**Supplied material:**
※
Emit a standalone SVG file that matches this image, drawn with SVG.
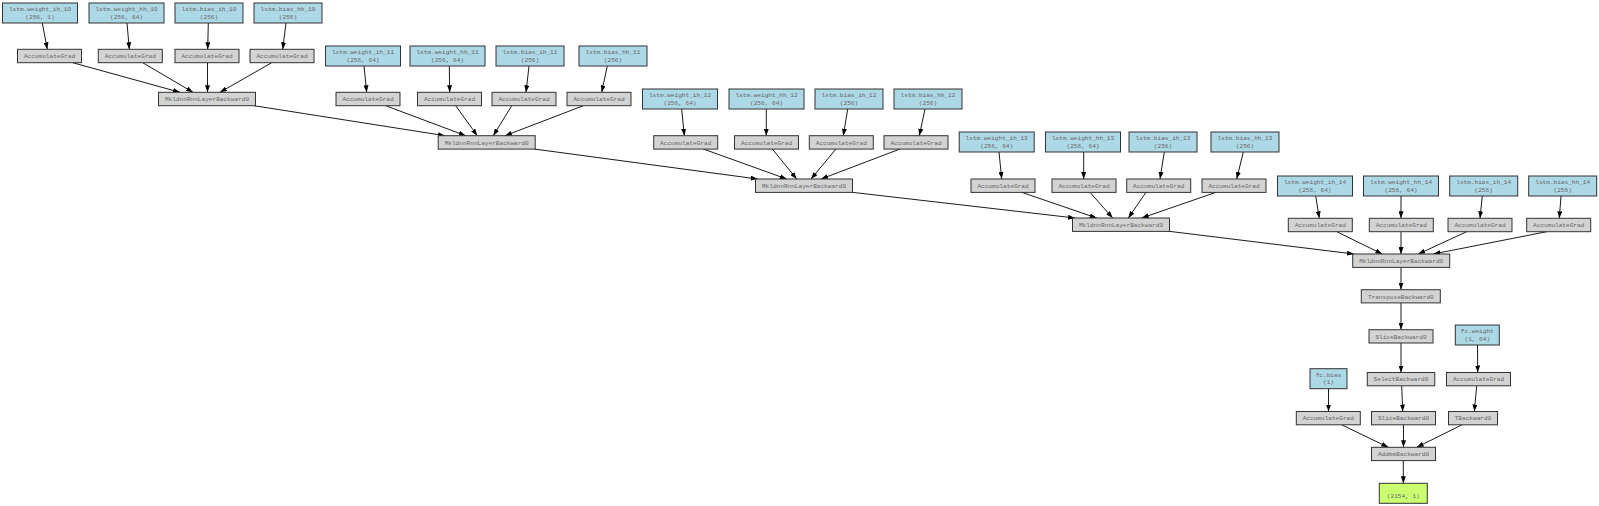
※
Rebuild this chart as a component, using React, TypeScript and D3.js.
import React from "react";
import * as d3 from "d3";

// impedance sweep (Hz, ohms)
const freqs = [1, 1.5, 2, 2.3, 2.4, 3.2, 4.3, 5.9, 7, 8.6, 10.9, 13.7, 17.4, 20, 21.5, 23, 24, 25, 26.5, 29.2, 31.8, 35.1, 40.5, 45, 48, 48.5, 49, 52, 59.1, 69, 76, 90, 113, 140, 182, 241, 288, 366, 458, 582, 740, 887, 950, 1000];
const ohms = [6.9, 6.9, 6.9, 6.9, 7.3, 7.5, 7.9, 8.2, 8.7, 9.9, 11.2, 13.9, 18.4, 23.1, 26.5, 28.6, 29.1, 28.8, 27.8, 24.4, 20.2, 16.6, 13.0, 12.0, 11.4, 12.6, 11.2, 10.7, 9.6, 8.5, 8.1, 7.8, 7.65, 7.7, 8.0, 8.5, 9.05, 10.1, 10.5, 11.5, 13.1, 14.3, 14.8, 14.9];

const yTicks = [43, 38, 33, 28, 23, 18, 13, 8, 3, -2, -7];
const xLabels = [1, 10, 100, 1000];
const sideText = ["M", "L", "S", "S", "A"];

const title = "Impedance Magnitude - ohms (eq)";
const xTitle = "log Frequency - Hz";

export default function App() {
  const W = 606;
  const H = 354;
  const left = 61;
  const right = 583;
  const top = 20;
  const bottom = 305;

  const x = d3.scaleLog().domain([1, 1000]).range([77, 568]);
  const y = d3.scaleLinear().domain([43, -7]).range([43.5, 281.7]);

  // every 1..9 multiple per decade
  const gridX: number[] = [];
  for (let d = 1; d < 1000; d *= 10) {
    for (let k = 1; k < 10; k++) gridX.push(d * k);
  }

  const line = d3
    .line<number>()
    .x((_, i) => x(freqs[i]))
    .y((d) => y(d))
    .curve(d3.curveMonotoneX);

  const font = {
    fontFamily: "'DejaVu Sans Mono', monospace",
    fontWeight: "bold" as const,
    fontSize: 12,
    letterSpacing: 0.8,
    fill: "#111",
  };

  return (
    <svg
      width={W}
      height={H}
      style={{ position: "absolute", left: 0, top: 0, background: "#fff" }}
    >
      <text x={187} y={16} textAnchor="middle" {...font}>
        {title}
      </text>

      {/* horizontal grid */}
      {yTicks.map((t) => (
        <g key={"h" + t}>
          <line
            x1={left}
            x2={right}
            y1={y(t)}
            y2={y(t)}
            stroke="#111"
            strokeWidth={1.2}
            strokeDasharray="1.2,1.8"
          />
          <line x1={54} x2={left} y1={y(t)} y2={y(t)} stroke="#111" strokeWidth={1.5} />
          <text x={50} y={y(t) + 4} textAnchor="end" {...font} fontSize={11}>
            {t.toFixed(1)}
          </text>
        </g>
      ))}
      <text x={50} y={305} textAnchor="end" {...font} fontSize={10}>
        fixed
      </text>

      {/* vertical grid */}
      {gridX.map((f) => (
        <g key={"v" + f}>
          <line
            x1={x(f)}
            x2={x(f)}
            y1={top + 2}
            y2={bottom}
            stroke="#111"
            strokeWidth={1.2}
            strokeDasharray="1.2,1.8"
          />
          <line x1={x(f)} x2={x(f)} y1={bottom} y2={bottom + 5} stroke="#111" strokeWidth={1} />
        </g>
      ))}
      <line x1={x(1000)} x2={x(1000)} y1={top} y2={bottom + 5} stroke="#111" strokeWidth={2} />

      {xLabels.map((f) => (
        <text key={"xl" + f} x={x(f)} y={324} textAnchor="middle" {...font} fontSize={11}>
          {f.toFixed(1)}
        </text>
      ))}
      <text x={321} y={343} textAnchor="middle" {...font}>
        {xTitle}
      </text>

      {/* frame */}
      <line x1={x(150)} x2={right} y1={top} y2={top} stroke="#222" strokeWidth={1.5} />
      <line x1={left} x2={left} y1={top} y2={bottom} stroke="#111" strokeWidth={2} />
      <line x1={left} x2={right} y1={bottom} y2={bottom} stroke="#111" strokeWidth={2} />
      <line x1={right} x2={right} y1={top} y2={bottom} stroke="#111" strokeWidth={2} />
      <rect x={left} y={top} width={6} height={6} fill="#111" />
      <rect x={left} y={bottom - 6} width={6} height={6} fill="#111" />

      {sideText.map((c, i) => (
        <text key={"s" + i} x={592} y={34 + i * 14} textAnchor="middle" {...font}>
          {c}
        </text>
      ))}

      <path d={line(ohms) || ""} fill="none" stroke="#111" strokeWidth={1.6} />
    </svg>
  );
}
※
**Task to complete:**
Check each line in the records for the word "React" and say how many have it, with nothing else.

**Task response:**
2